**GIVEN TASK**: Retype every line from the start of the data down to and including the line with "ax.set_axisbelow(True)". Skip the pictures.

**DATA SECTION**:
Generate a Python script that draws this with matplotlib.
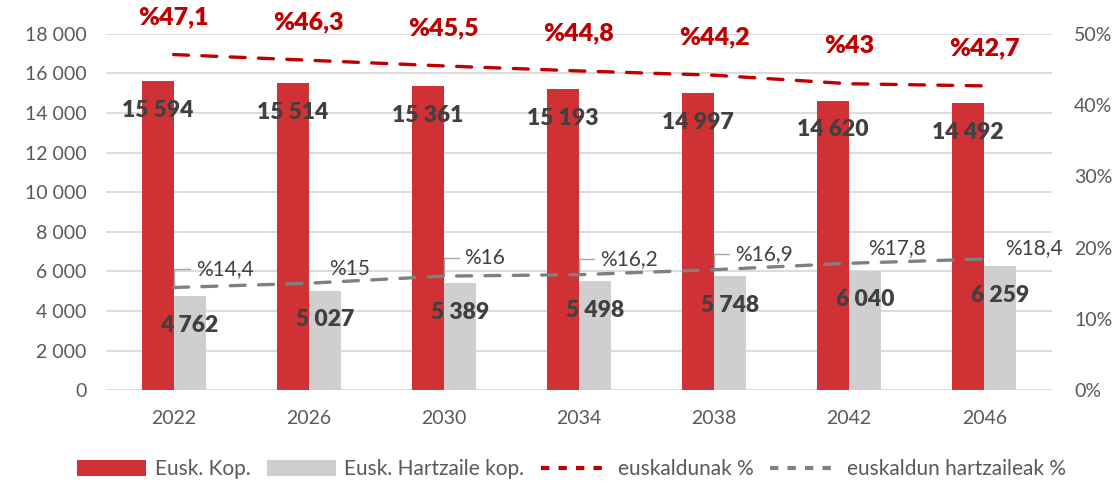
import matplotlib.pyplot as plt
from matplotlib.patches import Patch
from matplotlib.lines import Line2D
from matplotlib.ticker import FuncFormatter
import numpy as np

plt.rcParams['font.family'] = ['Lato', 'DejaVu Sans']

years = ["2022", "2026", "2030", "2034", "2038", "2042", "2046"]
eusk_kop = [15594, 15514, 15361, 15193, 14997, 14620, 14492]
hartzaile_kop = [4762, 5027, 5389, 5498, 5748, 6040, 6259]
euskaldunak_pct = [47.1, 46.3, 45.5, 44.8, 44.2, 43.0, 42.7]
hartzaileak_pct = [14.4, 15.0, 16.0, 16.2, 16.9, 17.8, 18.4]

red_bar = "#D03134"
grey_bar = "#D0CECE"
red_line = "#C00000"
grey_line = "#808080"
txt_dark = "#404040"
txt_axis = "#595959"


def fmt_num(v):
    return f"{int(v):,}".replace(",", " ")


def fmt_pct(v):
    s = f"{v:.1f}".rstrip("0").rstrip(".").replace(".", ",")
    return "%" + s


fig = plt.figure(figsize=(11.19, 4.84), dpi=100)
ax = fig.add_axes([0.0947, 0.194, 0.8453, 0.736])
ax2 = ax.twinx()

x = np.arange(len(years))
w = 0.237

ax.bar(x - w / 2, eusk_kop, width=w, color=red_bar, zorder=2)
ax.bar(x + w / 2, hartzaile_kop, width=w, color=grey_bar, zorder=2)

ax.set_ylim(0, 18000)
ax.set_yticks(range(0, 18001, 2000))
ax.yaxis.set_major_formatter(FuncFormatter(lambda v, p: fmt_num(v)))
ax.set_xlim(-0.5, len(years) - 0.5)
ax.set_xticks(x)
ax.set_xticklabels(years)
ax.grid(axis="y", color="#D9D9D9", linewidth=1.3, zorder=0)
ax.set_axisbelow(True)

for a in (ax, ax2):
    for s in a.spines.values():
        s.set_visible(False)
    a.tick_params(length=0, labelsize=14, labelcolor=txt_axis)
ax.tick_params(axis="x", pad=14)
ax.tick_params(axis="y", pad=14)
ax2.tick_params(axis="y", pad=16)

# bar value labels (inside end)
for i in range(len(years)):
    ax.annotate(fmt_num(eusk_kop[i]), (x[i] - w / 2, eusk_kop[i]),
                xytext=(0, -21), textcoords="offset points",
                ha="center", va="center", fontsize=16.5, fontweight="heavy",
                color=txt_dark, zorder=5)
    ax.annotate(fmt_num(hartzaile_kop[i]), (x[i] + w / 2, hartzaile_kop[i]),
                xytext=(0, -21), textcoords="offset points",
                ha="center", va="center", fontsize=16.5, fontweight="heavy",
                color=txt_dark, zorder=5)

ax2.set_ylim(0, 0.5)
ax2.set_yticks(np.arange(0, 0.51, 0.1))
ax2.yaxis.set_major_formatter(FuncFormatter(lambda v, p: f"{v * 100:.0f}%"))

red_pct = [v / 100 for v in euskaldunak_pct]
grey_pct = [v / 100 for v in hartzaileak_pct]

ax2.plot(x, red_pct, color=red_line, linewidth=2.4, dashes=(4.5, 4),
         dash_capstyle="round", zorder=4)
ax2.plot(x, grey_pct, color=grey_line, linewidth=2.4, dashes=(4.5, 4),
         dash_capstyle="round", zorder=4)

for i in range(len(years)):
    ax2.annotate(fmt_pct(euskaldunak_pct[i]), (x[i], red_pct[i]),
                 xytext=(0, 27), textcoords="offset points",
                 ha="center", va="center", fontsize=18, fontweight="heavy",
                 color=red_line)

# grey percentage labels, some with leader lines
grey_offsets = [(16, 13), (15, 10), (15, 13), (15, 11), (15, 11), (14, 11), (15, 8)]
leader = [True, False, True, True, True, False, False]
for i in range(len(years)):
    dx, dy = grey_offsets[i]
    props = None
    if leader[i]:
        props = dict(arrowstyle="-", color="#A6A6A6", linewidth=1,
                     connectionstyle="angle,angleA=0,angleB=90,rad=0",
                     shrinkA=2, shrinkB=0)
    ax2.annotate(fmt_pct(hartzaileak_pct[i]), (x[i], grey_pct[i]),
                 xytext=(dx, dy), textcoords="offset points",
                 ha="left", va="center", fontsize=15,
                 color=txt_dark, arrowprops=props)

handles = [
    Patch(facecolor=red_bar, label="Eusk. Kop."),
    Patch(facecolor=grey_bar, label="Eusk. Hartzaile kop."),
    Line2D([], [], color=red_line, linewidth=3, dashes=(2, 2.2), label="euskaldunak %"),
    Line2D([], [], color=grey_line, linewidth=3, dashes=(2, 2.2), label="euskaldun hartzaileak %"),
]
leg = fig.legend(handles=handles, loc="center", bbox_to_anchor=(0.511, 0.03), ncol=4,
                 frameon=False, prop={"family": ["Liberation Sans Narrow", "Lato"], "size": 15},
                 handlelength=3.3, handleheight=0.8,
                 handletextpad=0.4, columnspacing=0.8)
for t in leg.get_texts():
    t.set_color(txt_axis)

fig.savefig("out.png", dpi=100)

**RESPONSE TO THIS EXERCISE**:
Generate a Python script that draws this with matplotlib.
import matplotlib.pyplot as plt
from matplotlib.patches import Patch
from matplotlib.lines import Line2D
from matplotlib.ticker import FuncFormatter
import numpy as np

plt.rcParams['font.family'] = ['Lato', 'DejaVu Sans']

years = ["2022", "2026", "2030", "2034", "2038", "2042", "2046"]
eusk_kop = [15594, 15514, 15361, 15193, 14997, 14620, 14492]
hartzaile_kop = [4762, 5027, 5389, 5498, 5748, 6040, 6259]
euskaldunak_pct = [47.1, 46.3, 45.5, 44.8, 44.2, 43.0, 42.7]
hartzaileak_pct = [14.4, 15.0, 16.0, 16.2, 16.9, 17.8, 18.4]

red_bar = "#D03134"
grey_bar = "#D0CECE"
red_line = "#C00000"
grey_line = "#808080"
txt_dark = "#404040"
txt_axis = "#595959"


def fmt_num(v):
    return f"{int(v):,}".replace(",", " ")


def fmt_pct(v):
    s = f"{v:.1f}".rstrip("0").rstrip(".").replace(".", ",")
    return "%" + s


fig = plt.figure(figsize=(11.19, 4.84), dpi=100)
ax = fig.add_axes([0.0947, 0.194, 0.8453, 0.736])
ax2 = ax.twinx()

x = np.arange(len(years))
w = 0.237

ax.bar(x - w / 2, eusk_kop, width=w, color=red_bar, zorder=2)
ax.bar(x + w / 2, hartzaile_kop, width=w, color=grey_bar, zorder=2)

ax.set_ylim(0, 18000)
ax.set_yticks(range(0, 18001, 2000))
ax.yaxis.set_major_formatter(FuncFormatter(lambda v, p: fmt_num(v)))
ax.set_xlim(-0.5, len(years) - 0.5)
ax.set_xticks(x)
ax.set_xticklabels(years)
ax.grid(axis="y", color="#D9D9D9", linewidth=1.3, zorder=0)
ax.set_axisbelow(True)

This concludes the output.